2013
Gli ASG provengono dalla North
Caorlina e si formano nel 2001. Il loro è un percorso di lenta maturazione: ci
vogliono dieci anni perché i quattro si facciano notare su larga scala. Nel
2011, infatti, vengono accolti in casa Relapse Records, dove iniziano a
registrare partorendo, due anni più tardi, il disco in questione: Blood Drive.
Il loro nome è un acronimo di
termini non chiari e non definiti – come sostengono i musicisti stessi – e analogamente
può essere considerata la loro musica: vengono definiti i punk dello
psych-stoner. Che detta così mette a dura prova le abilità interpretative di
chiunque.
Finché li si ascolta su disco.
Questo, in particolare, riesce davvero a dare un’idea della descrizione appena
fatta: 12 tracce in cui gli ASG cacciano fuori dei riff degni dei “peggio”
gruppi stoner, quelli intrisi di fuzz e di scale, tinteggiandoli però di una
melodicità che infila il brano in testa, spesso velocizzandolo e incattivendolo
facendo tendere l’orecchio a risvolti punk. La voce sicuramente si erge a vero
e proprio ago della bilancia nell’ondeggiare da un estremo all’altro: la sua
versatilità è infatti notevole riuscendo a passare da uno strillato molto anni ‘90,
ad uno screaming lacerante, passando per un melodico abbassamento drastico di
ottava più caldo ed avvolgente.
Provare per credere:
ascoltando Blues For Bama si rischiano seriamente le lacrime agli occhi per
quanto si viene calati in un’aura malinconica e riflessiva – pur non
rinunciando ai sentori di stoner. Tanto che se si saltasse improvvisamente a
Castlestorm si potrebbe seriamente faticare a credere che questa traccia dal
ritornello in screaming, la velocità punk, l’aggressività hardcore e i riff
stoner, possa essere stata composta dalle stesse menti.
A riequilibrare lo shock
potrebbe intervenire la titletrack, Blood Drive, assolutamente individuabile
come il singolo del disco, grazie alla sua pacca seventies dal ritornello da
colonna sonora di un film. Anche se probabilmente è Hawkeye il pezzo che meglio
condensa la stonericità dei riff con il lampo violento del punk.

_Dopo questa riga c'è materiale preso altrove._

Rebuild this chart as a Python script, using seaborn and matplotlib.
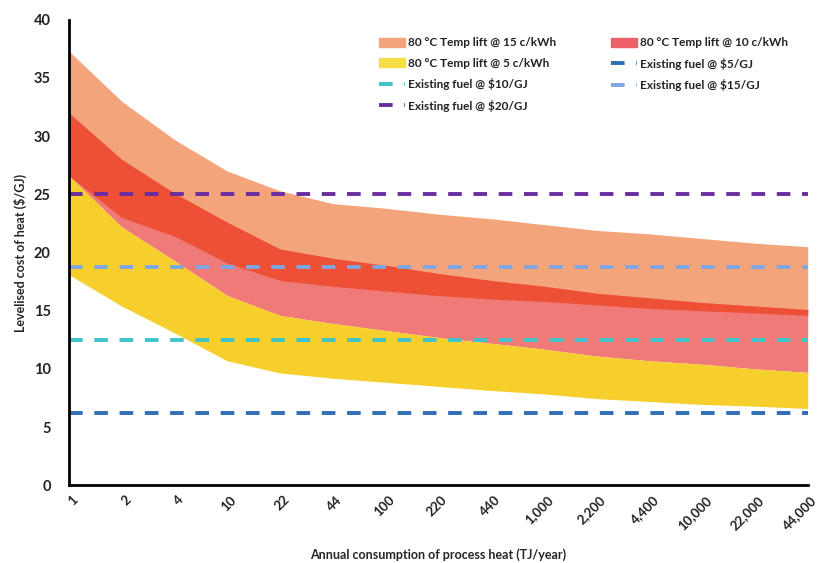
import matplotlib

matplotlib.use("Agg")
import matplotlib.pyplot as plt
import matplotlib.transforms as mtransforms
import numpy as np
import pandas as pd
import seaborn as sns
from matplotlib.patches import Patch
from matplotlib.lines import Line2D

# 年耗热量分类（x 轴，等间距）
consumption = ["1", "2", "4", "10", "22", "44", "100", "220", "440", "1,000",
               "2,200", "4,400", "10,000", "22,000", "44,000"]

# 各电价下的平准化热成本区间（$/GJ），从图上读取的可见边界
upper_15c = [37.3, 33.0, 29.7, 27.0, 25.3, 24.2, 23.8, 23.3, 22.9, 22.4, 21.9, 21.6, 21.2, 20.8, 20.5]
lower_15c = [26.6, 23.0, 21.4, 19.1, 17.6, 17.1, 16.7, 16.3, 16.0, 15.8, 15.5, 15.2, 15.0, 14.8, 14.6]
upper_10c = [32.0, 28.0, 25.1, 22.6, 20.3, 19.5, 18.9, 18.2, 17.6, 17.1, 16.5, 16.1, 15.7, 15.4, 15.1]
upper_5c = [26.6, 22.2, 19.3, 16.3, 14.6, 13.9, 13.3, 12.7, 12.2, 11.7, 11.1, 10.7, 10.4, 10.0, 9.7]
lower_5c = [18.1, 15.4, 13.1, 10.7, 9.65, 9.2, 8.85, 8.5, 8.15, 7.85, 7.45, 7.2, 6.95, 6.8, 6.6]

# 现有燃料成本（$/GJ 热）
fuel_labels = ["Existing fuel @ $5/GJ", "Existing fuel @ $10/GJ",
               "Existing fuel @ $15/GJ", "Existing fuel @ $20/GJ"]
fuel_cost = [6.25, 12.5, 18.75, 25.0]

C_ORANGE = "#F3A47A"
C_PINK = "#F07A78"
C_DARKRED = "#EE5035"
C_YELLOW = "#F6CF2C"
fuel_colors = ["#2F6DB5", "#3EC3C8", "#80A6E2", "#6A2DA0"]

sns.set_theme(style="white")
plt.rcParams["font.family"] = ["Lato", "DejaVu Sans"]

fig = plt.figure(figsize=(8.2, 5.63), dpi=100)
ax = fig.add_axes([0.084, 0.138, 0.901, 0.827])

x = np.arange(len(consumption))
u15, l15 = np.array(upper_15c), np.array(lower_15c)
u10, u5, l5 = np.array(upper_10c), np.array(upper_5c), np.array(lower_5c)

ax.fill_between(x, l15, u15, color=C_ORANGE, lw=0)
ax.fill_between(x, u5, u10, color=C_PINK, lw=0)
ax.fill_between(x, l15, u10, color=C_DARKRED, lw=0)
ax.fill_between(x, l5, u5, color=C_YELLOW, lw=0)

fuel_df = pd.DataFrame(
    [(xi, lab, c) for lab, c in zip(fuel_labels, fuel_cost) for xi in x],
    columns=["x", "fuel", "cost"],
)
sns.lineplot(data=fuel_df, x="x", y="cost", hue="fuel", palette=fuel_colors,
             hue_order=fuel_labels, ax=ax, lw=2.8, legend=False)
for line in ax.lines:
    line.set_dashes((3.5, 3))

ax.set_xlim(0, len(consumption) - 1)
ax.set_ylim(0, 40)
ax.set_yticks(range(0, 41, 5))
ax.set_xticks(x)
ax.set_xticklabels(consumption, rotation=45, ha="right", rotation_mode="anchor")
ax.tick_params(axis="x", labelsize=9.5, colors="#222222", length=0, pad=6)
ax.tick_params(axis="y", labelsize=10.5, colors="#222222", length=0, pad=13)
shift = mtransforms.ScaledTranslation(2 / 72, 0, fig.dpi_scale_trans)
for t in ax.get_xticklabels():
    t.set_transform(t.get_transform() + shift)
for t in ax.get_xticklabels() + ax.get_yticklabels():
    t.set_fontweight("bold")

for side in ["top", "right"]:
    ax.spines[side].set_visible(False)
for side in ["left", "bottom"]:
    ax.spines[side].set_color("black")
    ax.spines[side].set_linewidth(2)

ax.set_xlabel("Annual consumption of process heat (TJ/year)", fontsize=9,
              fontweight="bold", labelpad=12)
ax.set_ylabel("Levelised cost of heat ($/GJ)", fontsize=9, fontweight="bold", labelpad=5)


def fuel_handle(color):
    return Line2D([0], [0], color=color, lw=2.8, dashes=(3.5, 3))


handles = [
    Patch(color=C_ORANGE),
    Patch(color="#F6DC45"),
    fuel_handle(fuel_colors[1]),
    fuel_handle(fuel_colors[3]),
    Patch(color="#EF5F6A"),
    fuel_handle(fuel_colors[0]),
    fuel_handle(fuel_colors[2]),
]
labels = ["80 °C Temp lift @ 15 c/kWh", "80 °C Temp lift @ 5 c/kWh",
          fuel_labels[1], fuel_labels[3], "80 °C Temp lift @ 10 c/kWh",
          fuel_labels[0], fuel_labels[2]]
leg = ax.legend(handles, labels, ncol=2, loc="upper left", bbox_to_anchor=(0.405, 0.985),
                frameon=False, fontsize=8.5, handlelength=2.2, handleheight=0.8,
                handletextpad=0.3, columnspacing=4.6, labelspacing=0.8)
for t in leg.get_texts():
    t.set_fontweight("bold")
    t.set_color("#222222")

fig.savefig("out.png", dpi=100)
plt.close(fig)
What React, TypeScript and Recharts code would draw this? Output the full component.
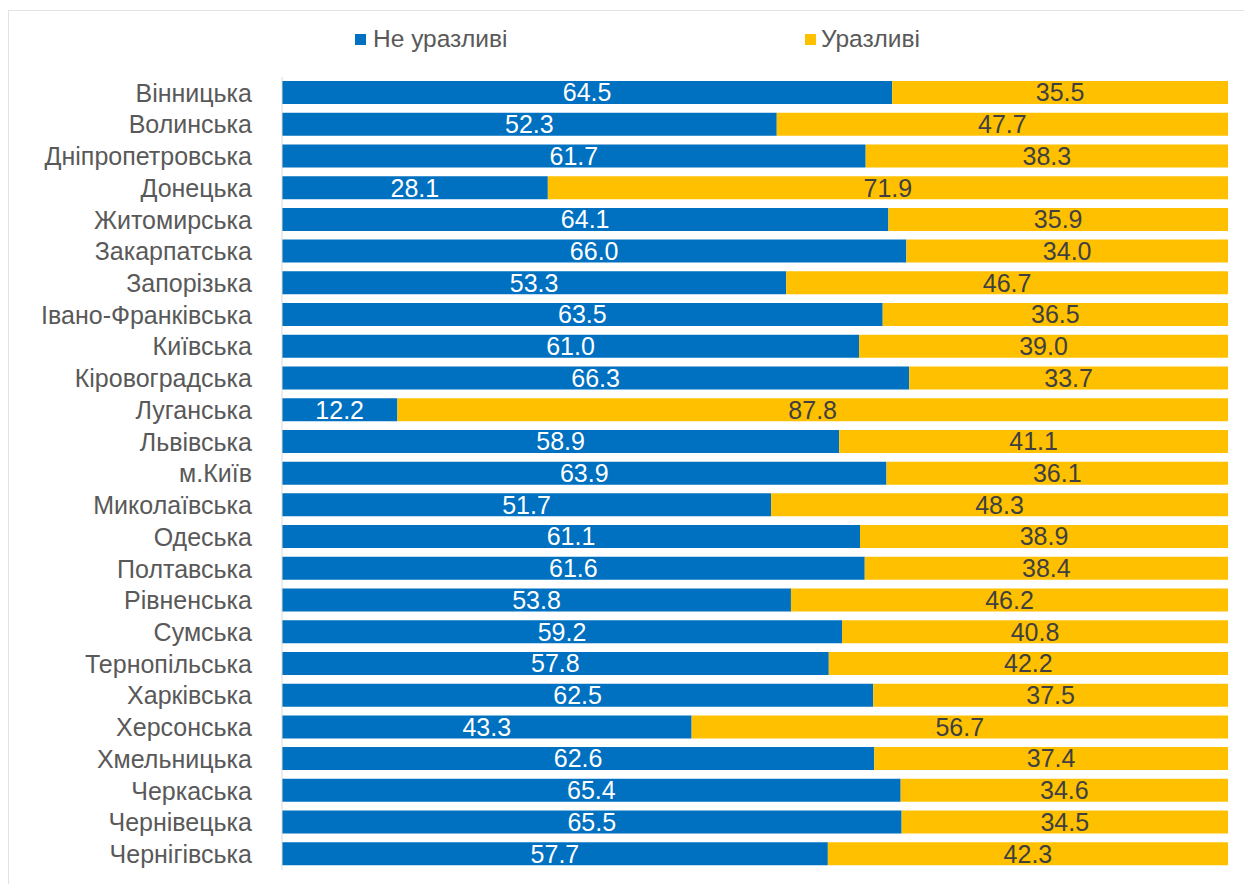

Lampo, perché la durata dei
singoli brani è breve – o più canonica, dipende da che prospettiva la si guardi
– mentre le tematiche affrontate tendenzialmente riflessivo-depressive:
entrambi elementi che suggeriscono uno specchietto retrovisore rivolto ai già
citati anni ‘90.
Gli stessi a cui parrebbe
essere ispirata The Ladder, una sad ballad che sembra composta nei dintorni di
Seattle. Così come Children’s Music, che in tutta la propria grassezza declama
i peggiori incubi che minacciano l’infanzia.
Interessante la scelta di
lasciare a Good Enough To Eat il compito di chiudere il lavoro: gli ASG si
congedano con uno sguardo basso e umido, conducendo l’ascoltatore ad una
discesa emotiva dopo tutta la grinta delle tracce precedenti.